The historic site was already thronged with people, tents, a huge heap of coal and the welcoming odours emanating from food stalls. At first it was unclear on which side of the river the ceremony would take place as people were crossing the bridge. The Trans Scenic train drew to an historic halt on the south side, discharging Chris Carter, the Minister for Conservation, whose great-great-grandfather had died in the Brunner Mine Disaster on 26 March, 1896.

The Kokatahi Band was assembled in their large, side opening truck/stage, resplendent in their red uniforms. They were the lucky ones because as the opening ceremony began grey cloud and rain swirled up the appropriately named Grey River and pelted down.

Even by West Coast standards this was a deluge. Huddling in an unlocked truck I munched on whitebait patties while the bridge was reopened by Kevin Brown, the Grey District Mayor, and Chris Carter. The drenched children of Brunner School, attired in Victorian costume, sang the national anthem and released balloons which were swept inland.

Afterwards we were all grateful for the hot food produced by local groups, particularly hot lamb and pork sandwiches. The celebrations lasted well into the evening. Brian Coghlan of Blackball took the world record for shovelling coal.

The reopening of the bridge, at a cost of more than $600,000 dollars, will facilitate access from each side of the Grey to the historic mine site, probably the best industrial site in the country.

“Coal Gorge and the Brunner Suspension Bridge” reviewed by Neville Bennett Local historian, Brian Wood, who had been active in the committee which reopened the bridge, marked the occasion by launching a book, reviewed here by Neville Bennett.

Brian Wood: Coal Gorge and the Brunner Suspension Bridge, Brian Wood, Greymouth, New Zealand, 2004 ISBN: 0-476-00304-0 The book is available from Brian Wood, Main Road, Blackball, 7850, Westland for $39.95.

Our heritage is always in danger of being lost, especially those parts of it that are not terribly fashionable.

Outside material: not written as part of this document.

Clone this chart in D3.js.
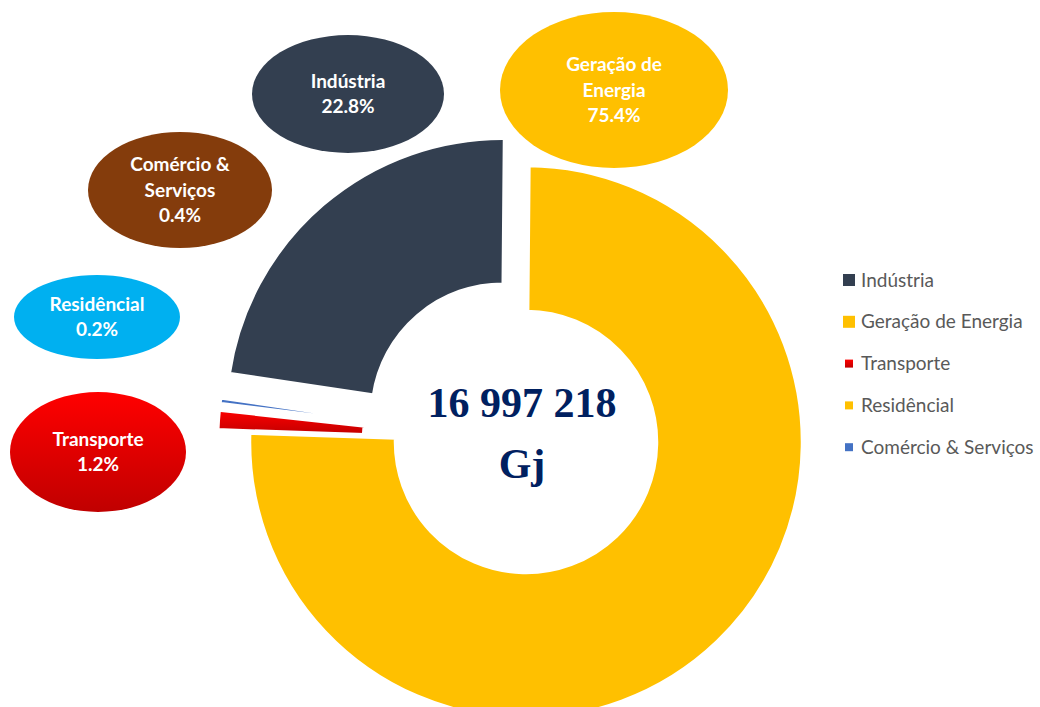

There is an attitude of deference to the wealthy. Respect for the pastoral industry, and a nod to the romance of gold. But coal? COAL? Grubby subject. Peripheral.

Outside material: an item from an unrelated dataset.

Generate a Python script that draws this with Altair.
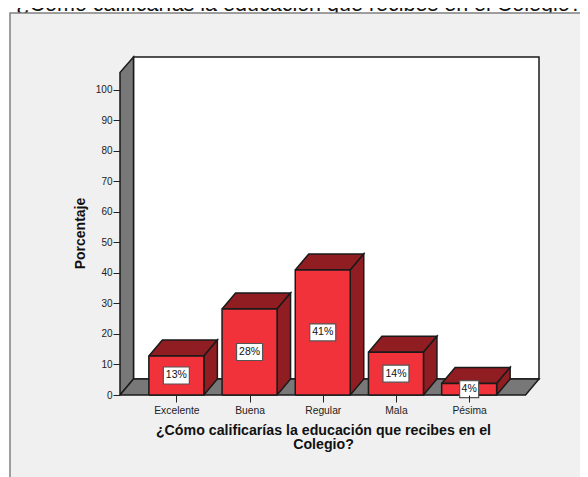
import json
import altair as alt
import pandas as pd

categories = ["Excelente", "Buena", "Regular", "Mala", "Pésima"]
values = [12.8, 28.2, 41.0, 14.0, 3.8]
value_labels = ["13%", "28%", "41%", "14%", "4%"]
y_ticks = [0, 10, 20, 30, 40, 50, 60, 70, 80, 90, 100]
title_text = "¿Cómo calificarías la educación que recibes en el Colegio?"
x_title = ["¿Cómo calificarías la educación que recibes en el", "Colegio?"]
y_title = "Porcentaje"

# plot scale: 73.2 px per category, 3.05 px per percentage point
PX_X, PX_Y = 73.2, 3.05
X0, X1 = -0.77, 4.968
Y1 = 110.8
W, H = 420, 338
DX, DY = 13.5 / PX_X, 16 / PX_Y   # 3-D depth in data units
HALF = 27.5 / PX_X
AXIS_TOP = 105.7
X_FRONT = 4.77

FONT = "Liberation Sans"


def poly(name, pts):
    pts = list(pts) + [pts[0]]
    return [{"face": name, "i": i, "x": p[0], "y": p[1]} for i, p in enumerate(pts)]


back, walls, front, dark = [], [], [], []
back += poly("back", [(X0 + DX, DY), (X_FRONT + DX, DY), (X_FRONT + DX, Y1), (X0 + DX, Y1)])
walls += poly("left", [(X0, 0), (X0, AXIS_TOP), (X0 + DX, Y1), (X0 + DX, DY)])
walls += poly("floor", [(X0, 0), (X_FRONT, 0), (X_FRONT + DX, DY), (X0 + DX, DY)])
boxes = []
for k, v in enumerate(values):
    l, r = k - HALF, k + HALF
    front += poly(f"f{k}", [(l, 0), (r, 0), (r, v), (l, v)])
    dark += poly(f"t{k}", [(l, v), (r, v), (r + DX, v + DY), (l + DX, v + DY)])
    dark += poly(f"s{k}", [(r, 0), (r + DX, DY), (r + DX, v + DY), (r, v)])
    half_w = (9.5 if len(value_labels[k]) == 2 else 13) / PX_X
    half_h = 8.5 / PX_Y
    boxes.append({"x": k - half_w, "x2": k + half_w, "y": v / 2 - half_h, "y2": v / 2 + half_h,
                  "cx": float(k), "cy": v / 2, "label": value_labels[k]})

x_scale = alt.Scale(domain=[X0, X1], nice=False, zero=False)
y_scale = alt.Scale(domain=[0, Y1], nice=False)
label_expr = "%s[datum.value]" % json.dumps(categories, ensure_ascii=False)

x_axis = alt.Axis(values=list(range(len(categories))), labelExpr=label_expr, grid=False, domain=False,
                  tickColor="#222222", tickSize=7, tickWidth=1, labelFont=FONT, labelFontSize=10.3,
                  labelColor="#222222", labelPadding=3, labelOverlap=False, labelFlush=False,
                  title=x_title, titleFont=FONT, titleFontSize=14.2, titleFontWeight="bold",
                  titleColor="#111111", titleX=203, titleY=28, titleAlign="center",
                  titleLineHeight=14.5, zindex=1)
y_axis = alt.Axis(values=y_ticks, grid=False, domain=False, tickColor="#222222", tickSize=7, tickWidth=1,
                  labelFont=FONT, labelFontSize=10, labelColor="#222222", labelPadding=1, labelOverlap=False,
                  title=y_title, titleFont=FONT, titleFontSize=14, titleFontWeight="bold",
                  titleColor="#111111", titleX=-33, titleY=176, zindex=1)

page = alt.Chart(pd.DataFrame({"a": [0]})).mark_rect(fill="#F0F0F0", stroke="#808080", strokeWidth=1.5).encode(
    x=alt.value(-110), x2=alt.value(520), y=alt.value(-44), y2=alt.value(480))

heading = alt.Chart(pd.DataFrame({"t": [title_text]})).mark_text(
    font=FONT, fontSize=21.5, color="#111111", align="center", baseline="alphabetic").encode(
    x=alt.value(179), y=alt.value(-46), text="t:N")


def faces(rows, fill, stroke="#1a1a1a", sw=1.5):
    return alt.Chart(pd.DataFrame(rows)).mark_line(fill=fill, stroke=stroke, strokeWidth=sw).encode(
        x=alt.X("x:Q", scale=x_scale, axis=x_axis),
        y=alt.Y("y:Q", scale=y_scale, axis=y_axis),
        detail="face:N",
        order="i:Q",
    )


bdf = pd.DataFrame(boxes)
label_box = alt.Chart(bdf).mark_rect(fill="white", stroke="#555555", strokeWidth=1.2).encode(
    x=alt.X("x:Q", scale=x_scale, axis=x_axis), x2="x2:Q", y=alt.Y("y:Q", scale=y_scale, axis=y_axis), y2="y2:Q")
label_text = alt.Chart(bdf).mark_text(font=FONT, fontSize=10.5, color="#111111").encode(
    x=alt.X("cx:Q", scale=x_scale, axis=x_axis), y=alt.Y("cy:Q", scale=y_scale, axis=y_axis), text="label:N")

chart = alt.layer(
    heading, page,
    faces(back, "#FFFFFF"),
    faces(walls, "#787878"),
    faces(dark, "#8F1D22"),
    faces(front, "#F2323A"),
    label_box, label_text,
).properties(
    width=W, height=H,
    padding={"left": 112, "top": 49, "right": 40, "bottom": 82},
    autosize=alt.AutoSizeParams(type="none"),
    background="white",
).configure_view(stroke=None)

chart.save("out.html", embed_options={"renderer": "svg", "actions": False})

Actually, the Brunner coal miners played a vital role in New Zealand development. They were one of the biggest concentrations of capital and employment in one tiny area. They were central to a dream of making New Zealand the Britain of the Pacific, as the high quality coking coal was a foundation for oceanic shipping and a dream of industrialisation.

Brian Woods’ exploration of the Gorge is remarkably encyclopaedic. He deals authoritatively with the geology of the area, its Maori connections, and the engineering of the bridges, mines and bricks. An extremely profound study of this community alone would qualify this book as a candidate for the Sherrard Prize for the best history writing in New Zealand.

The book is A4 size with hundreds of photos and maps. The photos are a little dark, but this is a must read for Coasters and anyone interested in the history of work in our past, and the rise of the union movement.